When we all got home, I bundled the kids up, and we played outside in the snow. I think it took me longer to get everyone dressed than it did for us to actually play outside.  I think it may have scared my one-year old, but he definitely got into the spirit!

I do have a couple of pictures of a fraction game that my students really enjoyed.  They worked with a partner, and each group had two dice and a recording sheet.  They took turns rolling the dice to create a fraction.  Then, they had to use their fraction manipulatives to determine who created the largest fraction.  I love any games where my students are learning but don't realize it!

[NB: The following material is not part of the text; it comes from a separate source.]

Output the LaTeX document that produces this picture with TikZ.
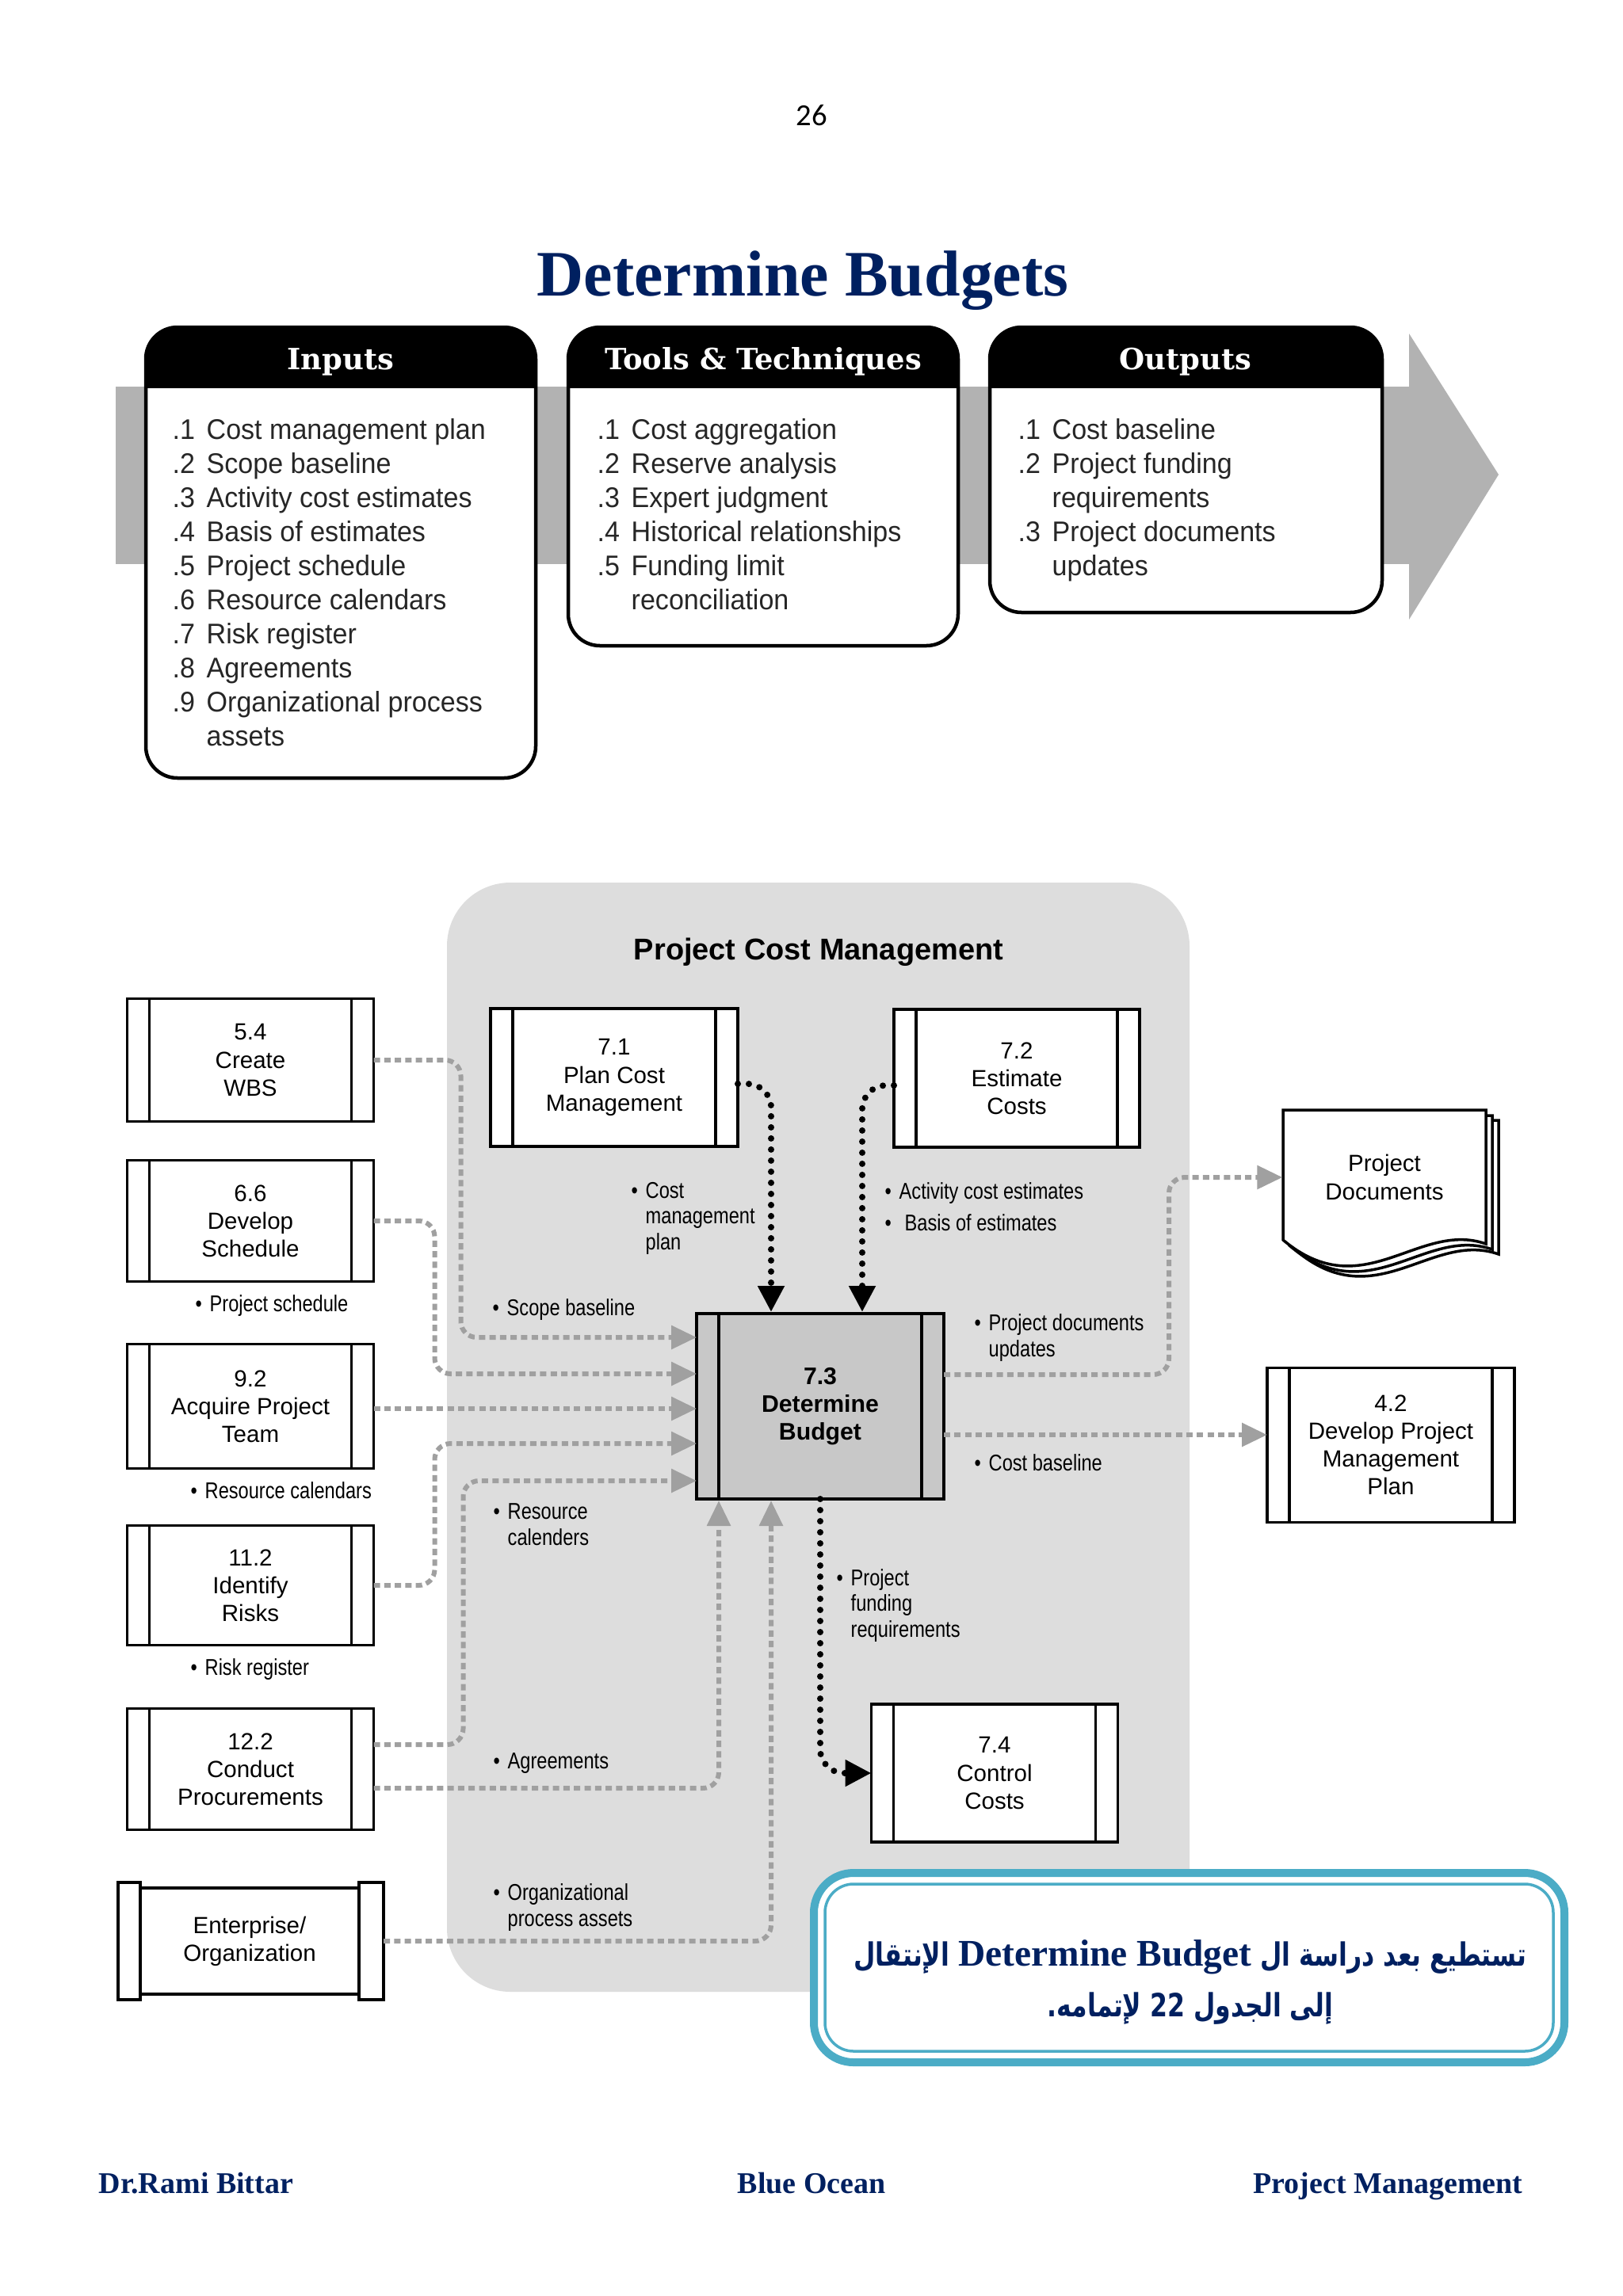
\documentclass[tikz,border=0pt]{standalone}
\usepackage{fontspec}
\setmainfont{Liberation Serif}
\newfontfamily\ittofont[FakeStretch=0.95]{Liberation Sans}
\newfontfamily\boxfont{Liberation Sans}
\newfontfamily\lblfont[FakeStretch=0.82]{Liberation Sans}
\newfontfamily\headfont{DejaVu Serif}
\newfontfamily\pagefont{Carlito}
\newfontfamily\arabicfont[Script=Arabic,FakeStretch=0.78]{DejaVu Sans}
\TeXXeTstate=1
\usetikzlibrary{arrows.meta,calc}
\definecolor{navy}{RGB}{0,32,96}
\definecolor{bandgray}{RGB}{178,178,178}
\definecolor{regiongray}{RGB}{221,221,221}
\definecolor{boxgray}{RGB}{200,200,200}
\definecolor{lnkgray}{RGB}{160,160,160}
\definecolor{frameblue}{RGB}{75,172,198}
\newcommand\lblbul{\makebox[1.8mm][l]{\textbullet}}
\newcommand\lblind{\hspace*{1.8mm}}
\newcommand\ittobox[4]{%
  \begin{scope}
    \clip[rounded corners=4mm] (#1,#2) rectangle (#3,#4);
    \fill[white] (#1,#2) rectangle (#3,#4);
    \fill[black] (#1,#2) rectangle (#3,490);
  \end{scope}
  \draw[line width=0.45mm, rounded corners=4mm] (#1,#2) rectangle (#3,#4);}
\newcommand\procbars[2]{%
  \draw[line width=0.35mm] ([xshift=#2]#1.north west) -- ([xshift=#2]#1.south west);
  \draw[line width=0.35mm] ([xshift=-#2]#1.north east) -- ([xshift=-#2]#1.south east);}
\begin{document}
\begin{tikzpicture}[x=0.1mm,y=-0.1mm,
  itto/.style={font=\ittofont\fontsize{10.2}{12}\selectfont, anchor=base west, inner sep=0, text=black!85},
  head/.style={font=\headfont\bfseries\fontsize{10.5}{12}\selectfont, text=white, anchor=base, inner sep=0},
  proc/.style={draw, line width=0.35mm, fill=white, inner sep=0, outer sep=0, align=center,
    font=\boxfont\fontsize{8.4}{10}\selectfont, minimum width=31.1mm},
  lbl/.style={font=\lblfont\fontsize{8.2}{9.25}\selectfont, anchor=base west, align=left, inner sep=0},
  gline/.style={draw=lnkgray, line width=0.6mm, dash pattern=on 0.8mm off 0.53mm, rounded corners=2mm,
    -{Triangle[length=3.2mm,width=2.9mm]}},
  bline/.style={draw=black, line width=0.8mm, line cap=round, dash pattern=on 0mm off 1.4mm, rounded corners=3mm,
    -{Triangle[length=3.3mm,width=3.2mm]}},
  foot/.style={font=\bfseries\fontsize{10.8}{13}\selectfont, text=navy, inner sep=0},
  arab/.style={anchor=base, inner sep=0, text=navy, font=\arabicfont\bfseries\fontsize{11.5}{14}\selectfont}
]
\useasboundingbox (0,0) rectangle (2048,2898);
\fill[white] (0,0) rectangle (2048,2898);

% page number and title
\node[font=\pagefont\fontsize{11}{13}\selectfont, anchor=base, inner sep=0] (pg) at (1024,158) {26};
\node[font=\bfseries\fontsize{23.3}{28}\selectfont, text=navy, anchor=base, inner sep=0] (title) at (1013,373) {Determine Budgets};

% ITTO band and arrow
\fill[bandgray] (146,488) rectangle (1778,712);
\fill[bandgray] (1778,421) -- (1891,599) -- (1778,782) -- cycle;

\ittobox{184}{413}{676}{982}
\ittobox{717}{413}{1209}{815}
\ittobox{1249}{413}{1744}{773}

\node[head] (hin) at (430,466) {Inputs};
\node[head] (htt) at (963,466) {Tools \& Techniques};
\node[head] (hout) at (1496,466) {Outputs};

\foreach \nm/\tx [count=\i from 0] in {.1/Cost management plan,.2/Scope baseline,.3/Activity cost estimates,.4/Basis of estimates,.5/Project schedule,.6/Resource calendars,.7/Risk register,.8/Agreements,.9/Organizational process,/assets}
  \node[itto] (inp\i) at (217,{554+43*\i}) {\makebox[4.3mm][l]{\nm}\tx};
\foreach \nm/\tx [count=\i from 0] in {.1/Cost aggregation,.2/Reserve analysis,.3/Expert judgment,.4/Historical relationships,.5/Funding limit,/reconciliation}
  \node[itto] (tt\i) at (753,{554+43*\i}) {\makebox[4.3mm][l]{\nm}\tx};
\foreach \nm/\tx [count=\i from 0] in {.1/Cost baseline,.2/Project funding,/requirements,.3/Project documents,/updates}
  \node[itto] (out\i) at (1284,{554+43*\i}) {\makebox[4.3mm][l]{\nm}\tx};

% Project Cost Management region
\fill[regiongray, rounded corners=8mm] (564,1114) rectangle (1501,2514);
\node[font=\boxfont\bfseries\fontsize{10.8}{13}\selectfont, anchor=base, inner sep=0] (pcm) at (1033,1211) {Project Cost Management};

% process boxes
\node[proc, minimum height=15.5mm] (b54) at (316,1338) {5.4\\Create\\WBS};
\node[proc, minimum height=15.3mm] (b66) at (316,1541) {6.6\\Develop\\Schedule};
\node[proc, minimum height=15.7mm] (b92) at (316,1775) {9.2\\Acquire Project\\Team};
\node[proc, minimum height=15.1mm] (b112) at (316,2001) {11.2\\Identify\\Risks};
\node[proc, minimum height=15.3mm] (b122) at (316,2233) {12.2\\Conduct\\Procurements};
\node[proc, minimum width=31.2mm, minimum height=17.4mm] (b71) at (775,1360) {7.1\\Plan Cost\\Management};
\node[proc, minimum width=31mm, minimum height=17.4mm] (b72) at (1283,1361) {7.2\\Estimate\\Costs};
\node[proc, fill=boxgray, minimum width=31.2mm, minimum height=23.4mm, font=\boxfont\bfseries\fontsize{8.6}{10}\selectfont] (b73) at (1035,1775) {7.3\\Determine\\Budget};
\node[proc, minimum width=31.1mm, minimum height=17.4mm] (b74) at (1255,2238) {7.4\\Control\\Costs};
\node[proc, minimum width=31.2mm, minimum height=19.5mm] (b42) at (1755,1824) {4.2\\Develop Project\\Management\\Plan};
\foreach \b in {b54,b66,b92,b112,b122,b71,b72,b73,b74,b42} {\procbars{\b}{2.8mm}}

% enterprise / organization
\draw[line width=0.35mm, fill=white] (149,2376) rectangle (177,2524);
\draw[line width=0.35mm, fill=white] (453,2376) rectangle (484,2524);
\node[proc, minimum width=27.6mm, minimum height=13.4mm] (ent) at (315,2450) {Enterprise/\\Organization};

% project documents
\foreach \dx/\dy in {16/13,8/7,0/0}
  \filldraw[fill=white, line width=0.35mm, shift={(\dx,\dy)}] (1619,1401) -- (1875,1401) -- (1875,1570)
    .. controls (1790,1540) and (1720,1650) .. (1619,1565) -- cycle;
\node[inner sep=0, minimum width=25.6mm, minimum height=17.1mm, align=center,
  font=\boxfont\fontsize{8.4}{10}\selectfont] (pd) at (1747,1486) {Project\\Documents};

% connection points on 7.3
\coordinate (in1) at ([yshift=8.7mm]b73.west);
\coordinate (in2) at ([yshift=4.1mm]b73.west);
\coordinate (in3) at ([yshift=-0.3mm]b73.west);
\coordinate (in4) at ([yshift=-4.7mm]b73.west);
\coordinate (in5) at ([yshift=-9.4mm]b73.west);
\coordinate (up1) at ([xshift=-12.8mm,yshift=-0.2mm]b73.south);
\coordinate (up2) at ([xshift=-6.2mm,yshift=-0.2mm]b73.south);
\coordinate (dn1) at ([xshift=-6.2mm,yshift=0.2mm]b73.north);
\coordinate (dn2) at ([xshift=5.3mm,yshift=0.2mm]b73.north);
\coordinate (o1) at ([yshift=4mm]b73.east);
\coordinate (o2) at ([yshift=-3.6mm]b73.east);
\coordinate (s122a) at ([yshift=3.1mm]b122.east);
\coordinate (s122b) at ([yshift=-2.4mm]b122.east);
\coordinate (sent) at ([xshift=3.1mm]ent.east);
\coordinate (s71) at ([yshift=-0.8mm]b71.east);
\coordinate (s72) at ([yshift=-0.9mm]b72.west);

% gray input connectors
\draw[gline] (b54.east) -- ++(11mm,0) |- (in1);
\draw[gline] (b66.east) -- ++(7.7mm,0) |- (in2);
\draw[gline] (b92.east |- in3) -- (in3);
\draw[gline] (b112.east) -- ++(7.7mm,0) |- (in4);
\draw[gline] (s122a) -- ++(11.3mm,0) |- (in5);
\draw[gline] (s122b) -| (up1);
\draw[gline] (sent) -| (up2);
% black connectors
\draw[bline] (s71) -| (dn1);
\draw[bline] (s72) -| (dn2);
\draw[bline] (b73.south) |- (b74.west);
% gray outputs
\draw[gline] (o1) -- ++(28.4mm,0) |- (pd.west);
\draw[gline] (o2) -- (o2 -| b42.west);

% labels (base anchor = baseline of the last line)
\node[lbl] (lcmp) at (796,1577) {\lblbul Cost\\\lblind management\\\lblind plan};
\node[lbl] (lace) at (1116,1513) {\lblbul Activity cost estimates};
\node[lbl] (lboe) at (1116,1553) {\lblbul\hspace{0.7mm}Basis of estimates};
\node[lbl] (lsb) at (621,1660) {\lblbul Scope baseline};
\node[lbl] (lps) at (246,1655) {\lblbul Project schedule};
\node[lbl] (lrc) at (240,1891) {\lblbul Resource calendars};
\node[lbl] (lrr) at (240,2114) {\lblbul Risk register};
\node[lbl] (lrc2) at (622,1950) {\lblbul Resource\\\lblind calenders};
\node[lbl] (lagr) at (622,2232) {\lblbul Agreements};
\node[lbl] (lopa) at (622,2431) {\lblbul Organizational\\\lblind process assets};
\node[lbl] (lpdu) at (1229,1712) {\lblbul Project documents\\\lblind updates};
\node[lbl] (lcb) at (1229,1856) {\lblbul Cost baseline};
\node[lbl] (lpfr) at (1055,2066) {\lblbul Project\\\lblind funding\\\lblind requirements};

% Arabic note box
\filldraw[draw=frameblue, fill=white, line width=1mm, rounded corners=5mm] (1027,2364) rectangle (1974,2603);
\draw[draw=frameblue, line width=0.35mm, rounded corners=3.6mm] (1041,2378) rectangle (1960,2589);
\node[arab] (ar1) at (1502,2481)
  {\beginR تستطيع بعد دراسة ال \beginL{\rmfamily\bfseries\fontsize{13.5}{16}\selectfont Determine Budget}\endL{} الإنتقال\endR};
\node[arab] (ar2) at (1502,2545)
  {\beginR إلى الجدول 22 لإتمامه.\endR};

% footer
\node[foot, anchor=base west] (f1) at (124,2768) {Dr.Rami Bittar};
\node[foot, anchor=base] (f2) at (1024,2768) {Blue Ocean};
\node[foot, anchor=base east] (f3) at (1922,2768) {Project Management};
\end{tikzpicture}
\end{document}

We also practiced ordering different types of fractions, and I have to admit that I was blown away by how much trouble it was giving my students.  I'm not quite sure if I'm not explaining it clearly, or if they have a misconception that I'm not seeing.  Whenever I get back to school, I'm going to try to find the root of the problem, and we'll spend some more time on this topic.
Stay warm!


Kim said...

Love the comparing fractions activity. We are doing that next week. Would you consider sharing hte recording sheet?

Sarah said...

I'm originally from Ohio and now live in NC so this snow is nothing to me, but it is fun to see my kindergarteners excited about it! (and we got a snow day today!)


Korey Aquino said...

Was it the circle fractions that was the problem? It's harder to see the difference than with the fractions of a rectangle.